Mercredi 21 août, l’autorité de régulation nucléaire du Japon a réévalué l’importance de la fuite d’eau radioactive qui s’est produite ces derniers jours et elle qualifie cette fuite d’incident « grave » de niveau 3 sur l’échelle internationale des événements nucléaires allant de 0 à 7.

Voilà des mois que les informations sur les fuites d’eau radioactive issue de la centrale de Fukushima sortent graduellement au grand jour, sans que soient révélés officiellement leur ampleur ou leur impact sur l’environnement. Le gouvernement japonais a finalement rendu publique une estimation de leur quantité, mercredi 7 août : ce sont 300 tonnes d’eau contaminée qui se déversent chaque jour dans l’océan Pacifique, plus de deux ans après la catastrophe nucléaire causée par un séisme et un tsunami, en mars 2011.
Qualifiées de « situation d’urgence » mardi par l’Autorité de régulation nucléaire japonaise (NRA), ces fuites ont été estimées par l’opérateur Tokyo Electric Power (Tepco), en termes de radioactivité, à vingt à quarante mille milliards de becquerels entre mai 2011 et juillet 2013.

Le premier ministre, Shinzo Abe, un conservateur favorable à la relance de l’énergie nucléaire, a évoqué « un problème urgent qui suscite beaucoup d’inquiétude dans la population », et s’est engagé à accentuer les efforts du gouvernement pour contenir ces fuites – que le gouvernement prévoit de limiter à 60 tonnes par jour à partir de décembre.

POISSONS RADIOACTIFS

A la fin du mois de juillet, Tepco était revenu sur sa théorie selon laquelle l’eau chargée de tritium, de strontium, de césium et autres éléments radioactifs stagnait sous terre, avouant qu’elle atteignait l’océan. A la suite de cet aveu, l’autorité nucléaire japonaise a prévu d’enquêter sur les causes de ces fuites et de surveiller la contamination de l’océan.

Ces rejets dans le Pacifique n’étaient cependant un secret pour personne. En janvier par exemple, un poisson pêché près de la centrale présentait un niveau de contamination radioactive plus de 2 500 fois supérieur à la limite légale – au grand dam des pêcheurs de la région.
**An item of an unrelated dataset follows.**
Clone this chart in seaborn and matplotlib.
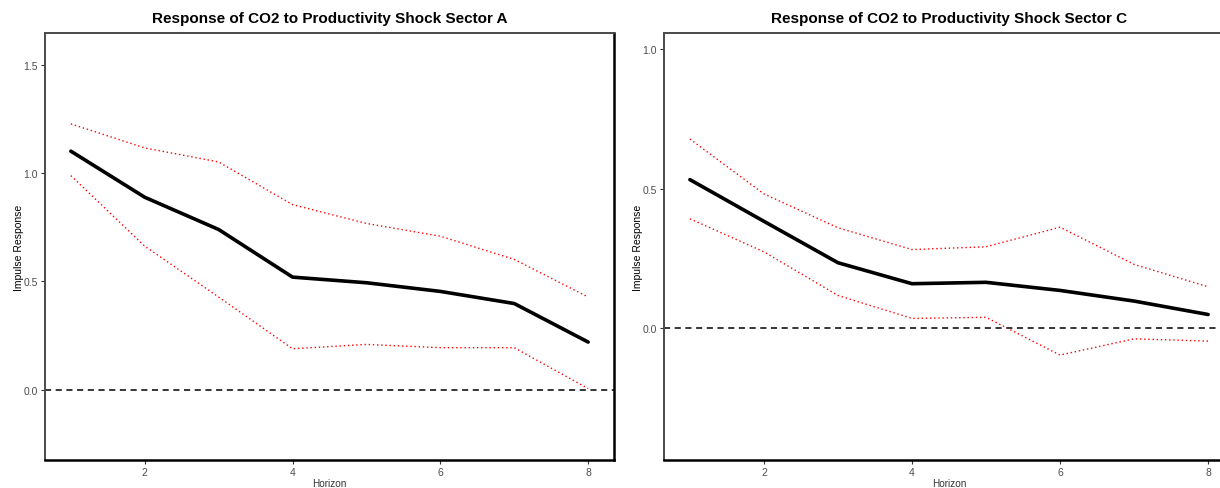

Et alors que Tepco assurait encore que l’eau restait bloquée dans les sous-sols, l’opérateur avait enregistré, dans un puits situé entre les réacteurs et la mer, un niveau de radioactivité de plusieurs dizaines de milliers de fois supérieur à la dose limite admise pour de l’eau de mer – niveau qui grimpait encore au mois de juillet.

CUVES, PRODUIT CHIMIQUE ET FILETS

Ces fuites d’eau radioactive sont issues du refroidissement des réacteurs ravagés. De l’eau douce y est injectée en permanence pour les maintenir à une température inférieure à 50 ºC. Chaque jour, ces opérations produisent 400 tonnes d’eau hautement radioactive, dont une partie est stockée dans des réservoirs souterrains. Tepco a reconnu que certains d’entre eux fuyaient.

Critiqué pour sa gestion de l’accident nucléaire et pour sa communication, Tepco a décidé de prendre diverses mesures pour empêcher ces fuites. Pour l’instant, l’opérateur s’efforce de construire une paroi enterrée entre le site et l’océan, d’étanchéifier les galeries de la centrale, et de construire de nouvelles cuves de stockage à la surface, pour éviter les fuites souterraines. Le quotidien Asahi relevait récemment que le produit chimique que Tepco injectait pour solidifier les sols n’était toutefois pas efficace au niveau des nappes phréatiques.

Tepco compte aussi sur un nouveau système de décontamination de l’eau, l’ALPS (Advanced Liquid Processing System), grâce auquel il espère obtenir l’autorisation du gouvernement de pouvoir la déverser dans l’océan. En attendant, l’opérateur installe des filets pour éviter que les poissons contaminés ne partent trop loin, au risque d’être consommés par d’autres espèces ou pêchés.

Les suites de la catastrophe nucléaire sont loin d’être stabilisées dans la centrale de Fukushima, où les incidents sur le chantier se multiplient, et où l’état des réacteurs endommagés, toujours à la merci d’un séisme, continue d’inquiéter. Le démantèlement complet des installations devrait prendre une quarantaine d’années, et l’Etat a déjà versé près de 30 milliards d’euros à Tepco, qui ont servi à sécuriser le site et à indemniser plus d’un million de victimes. Environ 3 000 ouvriers travaillent dans ce chantier de déconstruction, le plus grand de l’histoire du nucléaire. En juillet, Tepco a annoncé que 2 000 d’entre eux risquaient un cancer de la thyroïde.